Friday 30th October 2015
The leaves are falling, the clocks have gone back… Like it or not, we are most definitely headed back into winter once again. When it comes to motoring, winter can be a challenging time for both staying safe on the road and also keeping your car in full working order. That’s why we’ve prepared some top tips for winter driving.
When driving, planning ahead is always key to a safe and pleasant journey. The same is true when it comes to defeating whatever the winter weather throws at you. Number one in your arsenal is rock salt, essential for keeping the driveway ice free and averting the inevitable. But did you know, putting down the salt before temperatures get to zero will tremendously increase its effectiveness?
So how does salt work anyway? Let’s see what the good folk at About Education have to say on the matter:
“Salt melts ice essentially because adding salt lowers the freezing point of the water. How does this melt ice? Well, it doesn’t, unless there is a little water available with the ice.
The good news is you don’t need a pool of water to achieve the effect. Ice typically is coated with a thin film of liquid water, which is all it takes (especially in the relatively mild British climate).
Pure water freezes at 0°C. Water with salt (or any other substance in it) will freeze at some lower temperature. Just how low this temperature will be depends on the de-icing agent. If you put salt on ice in a situation where the temperature will never get up to the new freezing point of the salt-water solution, you won’t see any benefit. For example, tossing table salt (sodium chloride) onto ice when it’s already below zero won’t do anything more than coat the ice with a layer of salt.
On the other hand, if you put the same salt on ice before temperatures reach freezing point, the salt will be able to prevent melting ice from re-freezing.”
When it comes to defrosting the windscreen, there are a few methods available. But before we look at what does work, let’s explore a few don’ts:
De-icer spray and a little patience – the spray will (relatively) quickly remove the ice and allow you to scrape off any remainder with a proper windscreen scraper. The main active ingredient in most variants is a form of alcohol, so for the environmentally conscious they don’t represent a great environmental risk – and are certainly preferable to running the engine until the heaters melt the ice.

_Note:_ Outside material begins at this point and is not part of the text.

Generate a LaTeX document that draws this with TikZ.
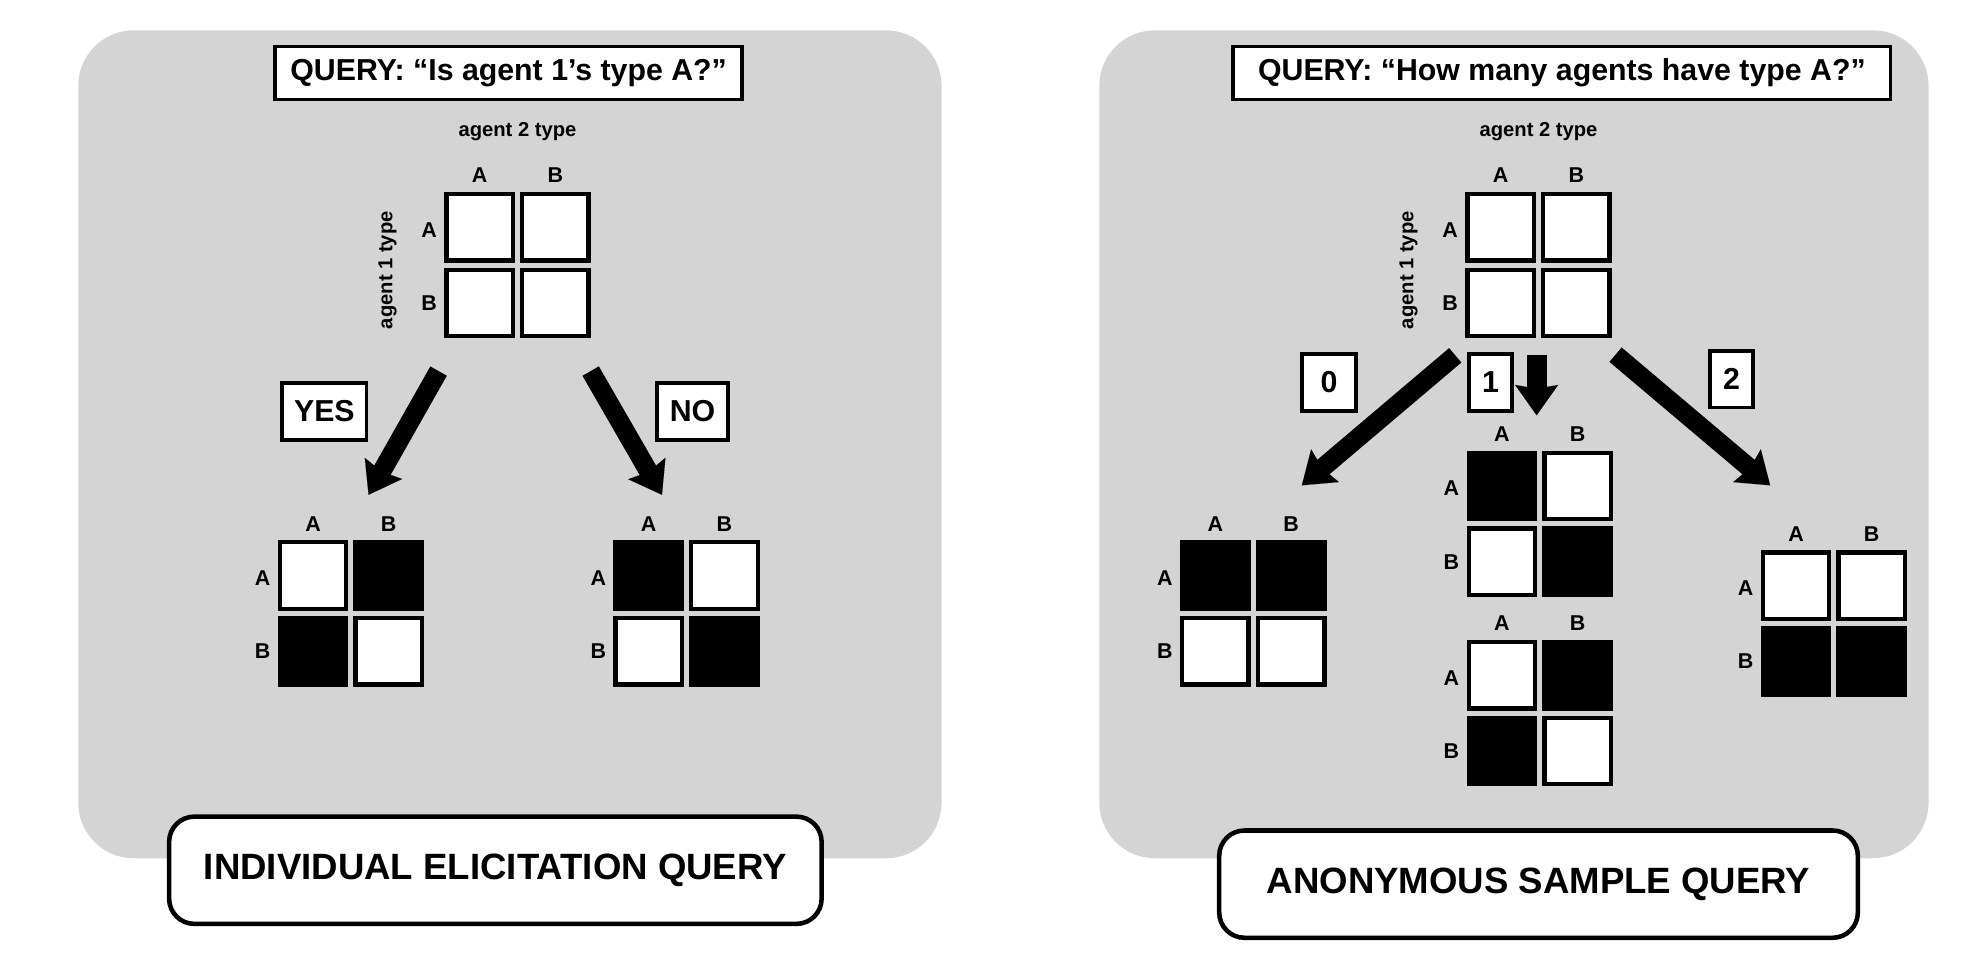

Cover the windscreen. A good automotive shop will stock ice shields. Cover the windscreen when you park up for the night, and you’ll be surprised how effective they can be.
With the clocks changing, the days quickly become shorter. Add adverse weather conditions to the dark and gloom, and the dangers of being on the road increase dramatically.
It is recommended to always carry at least one hi-vis vest in your car so that it can be worn should you ever come across any situation in which you have to leave the vehicle whilst on a road. Buy a size or two larger to ensure it will easily fit over your winter coat!
It is also recommended to keep a charged up torch in your car, as well as a warning triangle. Whilst you will hopefully never have to use them, they are well worth the investment.
Also, keep spare bulbs in your boot and check your lights regularly, as increased temperature differences can increase the risk of bulbs blowing.